An old man was leaning over her, smiling, but Mira barely saw him, because when she opened her mouth to inhale, her jaw squealed like a sea bird’s cry, and no breath came, and she wanted to press her hands to the sides of her face, but her hands wouldn’t come either. Nothing would move except her face.
“Hello, hello. And how are you?” The old man was smiling gently, as if Mira might break if he set his whole smile loose. He was not that old, she saw now. Maybe sixty. The furrows in his forehead and the ones framing his nose only seemed deep because his face was so close to hers, almost close enough for a kiss. “Are you having trouble?” He reached out and stroked her hair. “You have to press down with your back teeth to control the air flow. Didn’t they show you?”
There was an air flow – a gentle breeze, whooshing up her throat and out her mouth and nose. It tickled the tiny hairs in her nostrils. She bit down, and the breeze became a hiss – an exhale strong enough that her chest should drop, but it didn’t, or maybe it did and she just couldn’t tell, because she couldn’t lift her head to look.
“Where—” Mira said, and then she howled in terror, because her voice sounded horrible – deep and hoarse and hollow, the voice of something that had pulled itself from a swamp.
“It takes some getting used to. Am I your first? No one has revived you before? Not even for an orientation?” The notion seemed to please him, that he was her first, whatever that meant. Mira studied him, wondering if she should recognize him. He preened at her attention, as if expecting Mira to be glad to see him. He was not an attractive man – his nose was thick and bumpy, and not in an aristocratic way. His nostrils were like a bull’s; his brow Neanderthal, but his mouth dainty. She didn’t recognize him.
“I can’t move. Why can’t I move?” Mira finally managed. She looked around as best she could.
“It’s okay. Try to relax. Only your face is working.”
“What happened?” Mira finally managed.
“You were in a car accident,” he said, his brow now flexed with concern. He consulted a readout on his palm. “
Fairly major damage. Ruptured aorta. Right leg gone.”
Right leg gone? Her right leg? She couldn’t see anything except the man hanging over her and a gold-colored ceiling, high, high above. “This is a hospital?” she asked.
“No, no. A dating center.”
“What?” For the first time she noticed that there were other voices in the room, speaking in low, earnest, confidential tones. She caught snippets close by:
“. . . neutral colors. How could anyone choose violet?”
“. . . last time I was at a Day-Glows concert I was seventeen . . .”
“I shouldn’t be the one doing this.” The man turned, looked over his shoulder. “There’s usually an orientation.” He raised his voice. “Hello?” He turned back around to face her, shrugged, looking bemused. “I guess we’re on our own.” He clasped his hands, leaned in toward Mira. “The truth is, you see, you died in the accident . . .”
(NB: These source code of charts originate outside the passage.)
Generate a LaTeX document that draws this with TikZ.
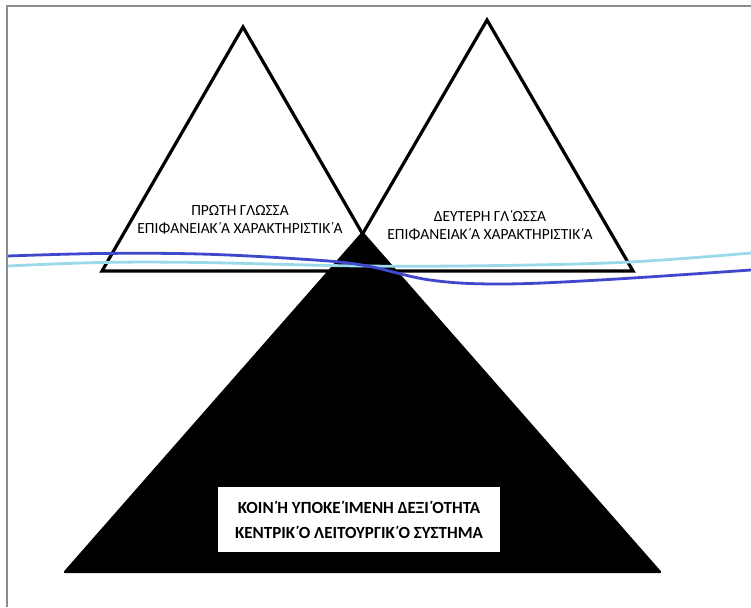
\documentclass[tikz,border=0pt]{standalone}
\usepackage{fontspec}
\setmainfont{Carlito}
\newcommand\tn{\kern-0.03em\char"0384\kern-0.07em}
\begin{document}
\begin{tikzpicture}[x=1pt,y=-1pt,
  tri/.style={draw=black,line width=3.2pt,line join=miter,fill=white},
  lbl/.style={align=center,font=\fontsize{15.5}{18}\selectfont,inner sep=0pt},
  curve/.style={line width=2.8pt}]
\useasboundingbox (0,0) rectangle (751,607);
\fill[white] (0,0) rectangle (751,607);
% frame
\draw[color=gray!90,line width=2.8pt] (7,607) -- (7,6) -- (751,6);
% white triangles
\draw[tri] (243,27) -- (384,271) -- (102,271) -- cycle;
\draw[tri] (487,20) -- (633,271) -- (341,271) -- cycle;
% black triangle
\fill[black] (362.5,233) -- (660,572) -- (65,572) -- cycle;
\draw[black,line width=2.4pt,line join=round] (362.5,233) -- (660,572) -- (65,572) -- cycle;
% labels
\node[lbl] (t1) at (240,220) {ΠΡΩΤΗ ΓΛΩΣΣΑ\\ΕΠΙΦΑΝΕΙΑΚ\tn Α ΧΑΡΑΚΤΗΡΙΣΤΙΚ\tn Α};
\node[lbl] (t2) at (490,225) {ΔΕΥΤΕΡΗ ΓΛ\tn ΩΣΣΑ\\ΕΠΙΦΑΝΕΙΑΚ\tn Α ΧΑΡΑΚΤΗΡΙΣΤΙΚ\tn Α};
\node[fill=white,minimum width=282pt,minimum height=65pt,inner sep=0pt,
  align=center,font=\bfseries\fontsize{17}{25}\selectfont] (core) at (359,519.5)
  {ΚΟΙΝ\tn Η ΥΠΟΚΕ\tn ΙΜΕΝΗ ΔΕΞΙ\tn ΟΤΗΤΑ\\ΚΕΝΤΡΙΚ\tn Ο ΛΕΙΤΟΥΡΓΙΚ\tn Ο ΣΥΣΤΗΜΑ};
% curves
\draw[curve,color={rgb,255:red,153;green,217;blue,234}] plot[smooth,tension=0.6]
  coordinates {(8,266) (100,262.5) (200,262.5) (362,266) (500,265.5) (630,262) (751,253)};
\draw[curve,color={rgb,255:red,63;green,72;blue,204}] plot[smooth,tension=0.6]
  coordinates {(8,256) (100,253.5) (200,254) (300,259) (362,265) (430,280) (500,284) (600,280) (751,270)};
\end{tikzpicture}
\end{document}
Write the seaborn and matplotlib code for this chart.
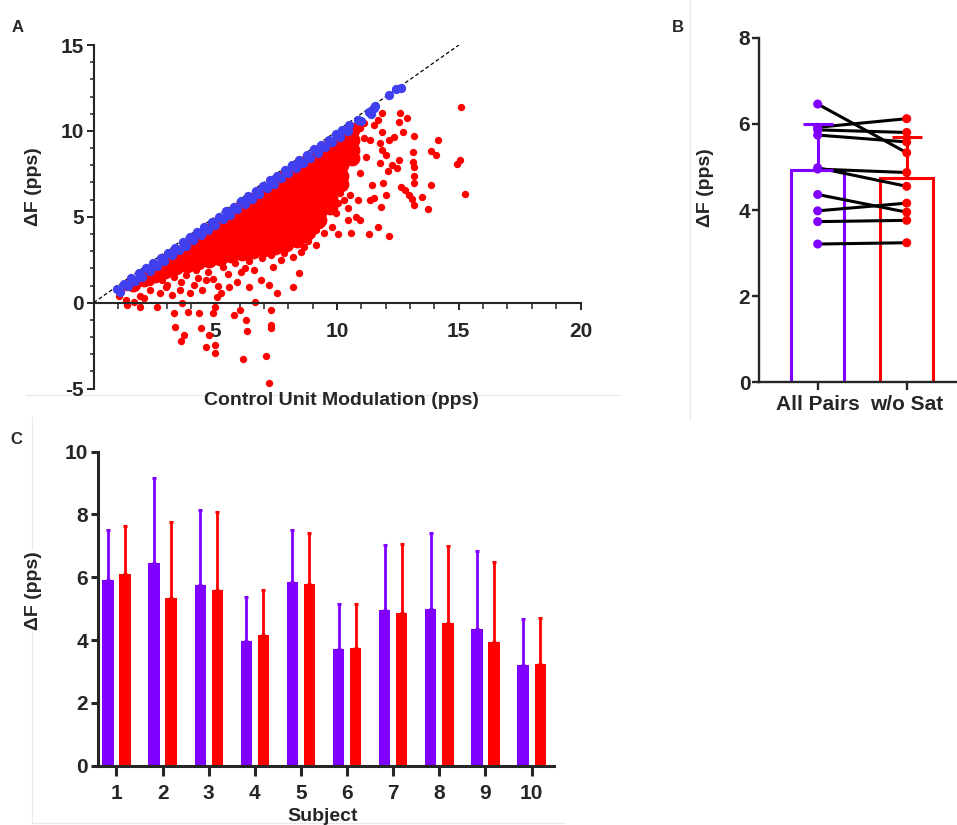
import numpy as np
import pandas as pd
import matplotlib
matplotlib.use("Agg")
import matplotlib.pyplot as plt
import seaborn as sns
from matplotlib.lines import Line2D

PURPLE = "#7f00ff"
RED = "#ff0000"
BLUE = "#4040f0"

# --- A: each motor unit pair, delta F vs control unit modulation
# blue = pairs where the test unit reached saturation
blue_x = [0.95, 1.25, 1.55, 1.85, 2.15, 2.45, 2.75, 3.05, 3.35, 3.65, 3.95, 4.25, 4.55, 4.85, 5.15, 5.45,
          5.75, 6.05, 6.35, 6.65, 6.95, 7.25, 7.55, 7.85, 8.15, 8.45, 8.75, 9.05, 9.35, 9.65, 9.95, 10.2,
          10.5, 10.85, 11.3, 11.5,
          1.1, 1.4, 1.7, 2.0, 2.3, 2.6, 2.9, 3.2, 3.5, 3.8, 4.1, 4.4, 4.7, 5.0, 5.3, 5.6, 5.9, 6.2, 6.5,
          6.8, 7.1, 7.4, 7.7, 8.0, 8.3, 8.6, 8.9, 9.2, 9.5, 9.8, 10.1, 10.45, 11.0, 11.4,
          11.55, 12.15, 12.4, 12.64]
blue_y = [0.8, 1.1, 1.42, 1.72, 2.0, 2.3, 2.62, 2.9, 3.2, 3.52, 3.8, 4.1, 4.42, 4.7, 5.0, 5.32,
          5.6, 5.9, 6.22, 6.5, 6.8, 7.12, 7.4, 7.7, 8.02, 8.3, 8.6, 8.92, 9.2, 9.5, 9.82, 10.05,
          10.35, 10.62, 11.1, 11.35,
          0.62, 0.95, 1.25, 1.52, 1.85, 2.15, 2.42, 2.75, 3.05, 3.32, 3.65, 3.95, 4.22, 4.55, 4.85, 5.12,
          5.45, 5.75, 6.02, 6.35, 6.65, 6.92, 7.25, 7.55, 7.82, 8.15, 8.45, 8.72, 9.05, 9.35, 9.62, 10.0,
          10.6, 11.0,
          11.45, 12.1, 12.43, 12.52]

# dense red core, one column per control modulation value
core_x = [1.6, 2.05, 2.5, 2.95, 3.4, 3.85, 4.3, 4.75, 5.2, 5.65, 6.1, 6.55, 7.0, 7.45, 7.9,
          8.35, 8.8, 9.25, 9.7, 10.15, 10.6]
core_y = [[1.1],
          [1.4],
          [1.6, 1.95],
          [1.85, 2.4],
          [2.05, 2.5, 2.85],
          [2.2, 2.75, 3.3],
          [2.35, 2.9, 3.35, 3.75],
          [2.5, 3.05, 3.6, 4.2],
          [2.6, 3.15, 3.7, 4.2, 4.65],
          [2.75, 3.3, 3.9, 4.5, 5.1],
          [2.9, 3.45, 4.05, 4.6, 5.1, 5.55],
          [3.0, 3.6, 4.2, 4.8, 5.4, 6.0],
          [3.1, 3.7, 4.3, 4.9, 5.45, 5.95, 6.45],
          [3.25, 3.8, 4.4, 5.0, 5.6, 6.25, 6.9],
          [3.4, 4.0, 4.6, 5.25, 5.9, 6.6, 7.35],
          [3.65, 4.2, 4.8, 5.4, 6.0, 6.6, 7.2, 7.8],
          [4.1, 4.6, 5.2, 5.8, 6.4, 7.0, 7.6, 8.25],
          [4.8, 5.3, 5.9, 6.5, 7.1, 7.7, 8.2, 8.7],
          [5.6, 6.1, 6.7, 7.3, 7.9, 8.5, 9.15],
          [6.9, 7.4, 8.0, 8.6, 9.1, 9.6],
          [8.4, 8.9, 9.5, 10.05]]

# scattered red pairs around the core
red_pts = [(15.08, 11.38), (15.04, 8.31), (14.91, 8.06), (15.24, 6.31), (14.13, 9.48), (13.86, 8.85),
           (14.07, 8.6), (13.16, 9.71), (12.88, 10.74), (12.59, 11.03), (12.56, 10.54), (12.72, 9.96),
           (13.13, 8.8), (13.13, 8.21), (13.16, 7.92), (13.16, 7.4), (13.16, 6.99), (13.86, 6.85),
           (12.64, 6.76), (12.8, 6.56), (12.97, 6.27), (13.08, 6.04), (13.16, 5.69), (13.49, 6.17),
           (13.75, 5.44), (12.15, 3.88), (11.67, 4.43), (11.29, 4.0), (10.58, 4.04), (10.04, 4.0),
           (11.88, 6.95), (11.99, 6.27), (11.8, 5.59), (11.5, 6.08), (11.42, 6.85), (11.34, 5.98),
           (11.83, 8.89), (11.99, 8.6), (12.15, 9.48), (12.32, 9.67), (11.83, 9.96), (11.75, 9.28),
           (12.24, 8.02), (12.56, 8.31), (12.48, 7.83), (12.08, 7.69), (11.75, 8.12), (11.67, 10.64),
           (11.83, 11.03), (11.5, 10.35), (11.1, 10.49), (10.93, 10.16), (11.34, 9.48), (11.1, 9.57),
           (11.18, 8.5), (10.93, 7.53), (10.85, 5.98), (10.77, 5.01), (10.93, 4.82), (10.45, 4.82),
           (10.45, 5.5), (10.28, 5.98), (10.53, 6.27), (10.12, 6.37), (10.04, 5.79), (9.96, 5.2),
           (9.8, 4.43), (9.47, 4.04), (9.15, 4.23), (9.15, 3.36), (8.66, 3.26), (8.5, 2.97),
           (8.17, 2.68), (8.42, 1.71), (8.17, 0.89), (7.52, 0.58), (7.2, 1.03), (6.63, 0.06),
           (7.36, 2.1), (7.69, 2.49), (6.87, 1.32), (6.39, 0.93), (5.9, 1.22), (6.06, 1.81),
           (5.57, 0.93), (5.25, 0.54), (5.05, 0.35), (5.0, -0.23), (4.92, -0.62), (5.0, -2.47),
           (5.0, -2.95), (4.63, -2.56), (4.73, -1.88), (4.4, -1.5), (4.31, -0.62), (3.87, -0.52),
           (3.62, -0.04), (3.3, -0.62), (3.33, -1.4), (3.59, -2.21), (3.7, -1.88), (6.14, -3.3),
           (7.07, -3.1), (7.2, -4.66), (7.28, -1.3), (7.28, -1.5), (7.28, -0.43), (6.26, -1.01),
           (6.31, -1.65), (6.03, -0.43), (5.77, -0.72), (2.62, -0.23), (1.92, -0.23), (1.35, -0.14),
           (1.32, 0.16), (1.02, 0.39), (1.32, 0.93), (1.67, 0.93), (1.92, 0.39), (2.32, 0.74),
           (2.73, 0.54), (2.97, 0.93), (3.22, 0.45), (3.54, 0.74), (3.95, 0.54), (4.11, 1.03),
           (4.44, 0.74), (4.6, 1.32), (2.08, 0.25), (1.67, 0.06),
           (2.3, 1.2), (2.8, 1.3), (3.3, 1.5), (3.8, 1.6), (4.2, 1.9), (4.7, 1.8), (5.3, 2.1),
           (5.8, 2.3), (6.4, 2.4), (6.9, 2.6), (7.3, 2.8), (3.0, 1.05), (3.6, 1.2), (4.9, 1.4),
           (5.5, 1.65), (6.6, 1.9), (7.8, 2.9), (8.8, 3.6), (9.3, 4.5), (6.2, 2.0), (5.1, 1.0),
           (4.3, 1.45)]

# --- B/C: per-subject mean delta F (pps) and SD
subjects = list(range(1, 11))
groups = ["All Pairs", "w/o Sat"]
all_pairs = [5.92, 6.46, 5.74, 3.98, 5.86, 3.73, 4.95, 4.98, 4.36, 3.21]
wo_sat = [6.12, 5.33, 5.58, 4.16, 5.80, 3.76, 4.87, 4.55, 3.95, 3.24]
all_pairs_sd = [1.58, 2.69, 2.39, 1.39, 1.64, 1.42, 2.08, 2.44, 2.48, 1.47]
wo_sat_sd = [1.50, 2.42, 2.51, 1.44, 1.60, 1.40, 2.18, 2.45, 2.55, 1.45]

sns.set_style("ticks")
plt.rcParams["font.family"] = ["Liberation Sans", "DejaVu Sans"]
plt.rcParams["font.weight"] = "bold"
plt.rcParams["axes.labelweight"] = "bold"
plt.rcParams["axes.unicode_minus"] = False

fig = plt.figure(figsize=(9.57, 8.25), dpi=100)
axA = fig.add_axes([0.0979, 0.529, 0.5087, 0.4164])
axB = fig.add_axes([0.7934, 0.5366, 0.2066, 0.4177])
axC = fig.add_axes([0.1019, 0.0719, 0.4765, 0.3806])

# faint panel frames from the original figure
for xs, ys in [([26, 620], [395, 395]), ([690, 690], [0, 420]),
               ([32, 32], [417, 823]), ([32, 565], [823, 823])]:
    fig.add_artist(Line2D([x / 957 for x in xs], [1 - y / 825 for y in ys],
                          color="#e9e9e9", lw=0.9, zorder=-1))

# ---------------- A
core_df = pd.DataFrame({
    "x": [x for x, col in zip(core_x, core_y) for _ in col],
    "y": [y for col in core_y for y in col],
})
red_df = pd.DataFrame(red_pts, columns=["x", "y"])
blue_df = pd.DataFrame({"x": blue_x, "y": blue_y})

axA.plot([0, 15], [0, 15], color="black", lw=0.9, ls=(0, (3, 2)), zorder=0.5)
sns.scatterplot(data=core_df, x="x", y="y", color=RED, s=130, linewidth=0, ax=axA)
sns.scatterplot(data=red_df, x="x", y="y", color=RED, s=28, linewidth=0, ax=axA)
sns.scatterplot(data=blue_df, x="x", y="y", color=BLUE, s=45, linewidth=0, ax=axA)

axA.set_xlim(0, 20)
axA.set_ylim(-5, 15)
sns.despine(ax=axA)
axA.spines["bottom"].set_position(("data", 0))
for s in ["left", "bottom"]:
    axA.spines[s].set_linewidth(1.5)
axA.set_xticks([5, 10, 15, 20])
axA.set_xticks(range(0, 21), minor=True)
axA.set_yticks([-5, 0, 5, 10, 15])
axA.set_yticks(range(-5, 16), minor=True)
axA.tick_params(axis="x", which="major", length=5, width=1.4, pad=9, labelsize=15)
axA.tick_params(axis="x", which="minor", length=4, width=1.1)
axA.tick_params(axis="y", which="major", length=5, width=1.4, pad=2, labelsize=15)
axA.tick_params(axis="y", which="minor", length=3, width=1.1)
axA.set_xlabel("Control Unit Modulation (pps)", fontsize=14)
axA.xaxis.set_label_coords(0.508, -0.01)
axA.set_ylabel("ΔF (pps)", fontsize=14, va="center")
axA.yaxis.set_label_coords(-0.123, 0.587)

# ---------------- B
df_b = pd.DataFrame({
    "subject": subjects * 2,
    "group": [groups[0]] * 10 + [groups[1]] * 10,
    "pos": [0] * 10 + [1] * 10,
    "value": all_pairs + wo_sat,
})
sns.barplot(data=df_b, x="group", y="value", hue="group", order=groups, hue_order=groups,
            palette=[PURPLE, RED], fill=False, linewidth=2.2, width=0.6, saturation=1,
            errorbar=None, legend=False, ax=axB)
sns.lineplot(data=df_b, x="pos", y="value", units="subject", estimator=None,
             color="black", linewidth=2.2, legend=False, ax=axB, zorder=3)
sns.stripplot(data=df_b, x="group", y="value", hue="group", order=groups, hue_order=groups,
              palette=[PURPLE, RED], jitter=False, size=6.5, linewidth=0, legend=False,
              ax=axB, zorder=4)
stats = df_b.groupby("group")["value"].agg(["mean", "std"]).reindex(groups)
for i, (g, c) in enumerate(zip(groups, [PURPLE, RED])):
    axB.errorbar([i], [stats.loc[g, "mean"]], yerr=[[0], [stats.loc[g, "std"]]], fmt="none",
                 ecolor=c, elinewidth=2.2, capsize=11, capthick=2.2, zorder=5)

axB.set_ylim(0, 8)
axB.set_yticks([0, 2, 4, 6, 8])
axB.set_xticks([0, 1])
axB.set_xticklabels(groups)
axB.set_xlim(-0.656, 1.565)
sns.despine(ax=axB)
for s in ["left", "bottom"]:
    axB.spines[s].set_linewidth(1.7)
axB.tick_params(axis="x", length=6, width=1.7, pad=3, labelsize=15)
axB.tick_params(axis="y", length=5, width=1.7, pad=1.5, labelsize=15)
axB.set_xlabel("")
axB.set_ylabel("ΔF (pps)", fontsize=14, va="center")
axB.yaxis.set_label_coords(-0.272, 0.564)

# ---------------- C
df_c = pd.DataFrame({
    "subject": subjects * 2,
    "group": [groups[0]] * 10 + [groups[1]] * 10,
    "value": all_pairs + wo_sat,
    "sd": all_pairs_sd + wo_sat_sd,
})
sns.barplot(data=df_c, x="subject", y="value", hue="group", hue_order=groups,
            palette=[PURPLE, RED], saturation=1, width=0.74, gap=0.34, linewidth=0,
            errorbar=None, legend=False, ax=axC)
for cont, g, c in zip(axC.containers, groups, [PURPLE, RED]):
    sub = df_c[df_c["group"] == g]
    xs = [b.get_x() + b.get_width() / 2 for b in cont]
    axC.errorbar(xs, sub["value"], yerr=[np.zeros(len(sub)), sub["sd"]], fmt="none",
                 ecolor=c, elinewidth=2.0, capsize=1.6, capthick=2.2)

axC.set_ylim(0, 10)
axC.set_yticks(range(0, 11, 2))
axC.set_xlim(-0.41, 9.475)
sns.despine(ax=axC)
for s in ["left", "bottom"]:
    axC.spines[s].set_linewidth(2.2)
axC.tick_params(axis="x", length=7, width=2.2, pad=6.5, labelsize=15)
axC.tick_params(axis="y", length=5, width=2.2, pad=2, labelsize=15)
axC.set_xlabel("Subject", fontsize=14, va="top")
axC.xaxis.set_label_coords(0.493, -0.135)
axC.set_ylabel("ΔF (pps)", fontsize=14, va="center",
               bbox=dict(facecolor="white", edgecolor="none", pad=1))
axC.yaxis.set_label_coords(-0.14, 0.556)

for lab, x, y in [("A", 18, 28), ("B", 678, 27), ("C", 16, 440)]:
    fig.text(x / 957, 1 - y / 825, lab, fontsize=12, fontweight="bold", ha="center", va="center")

fig.savefig("out.png", dpi=100)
Mira didn’t hear the next few things he said. She felt as if she were floating. It was an absurd idea, that she might be dead yet hear someone tell her she was dead. But somehow it rang true. She didn’t remember dying, but she sensed some hard, fast line – some demarcation between now and before. The idea made her want to flee, escape her body, which was a dead body. Her teeth were corpse’s teeth.
“. . . your insurance covered the deep-freeze preservation, but full revival, especially when it involves extensive injury, is terribly costly. That’s where the dating service comes in—”
“Where is my mother?” Mira interrupted.
The man consulted his palm again. He nodded. “You had a hitcher. Your mother.” He glanced around again, raised his hand as if to wave at someone, then dropped it.
A hitcher. What an apropos term. “Is she gone?” Mira wanted to say, “Is she dead?” but that had become an ambiguous concept.
“Yes. You need consistent brain activity to maintain a hitcher. Once you die, the hitcher is gone.”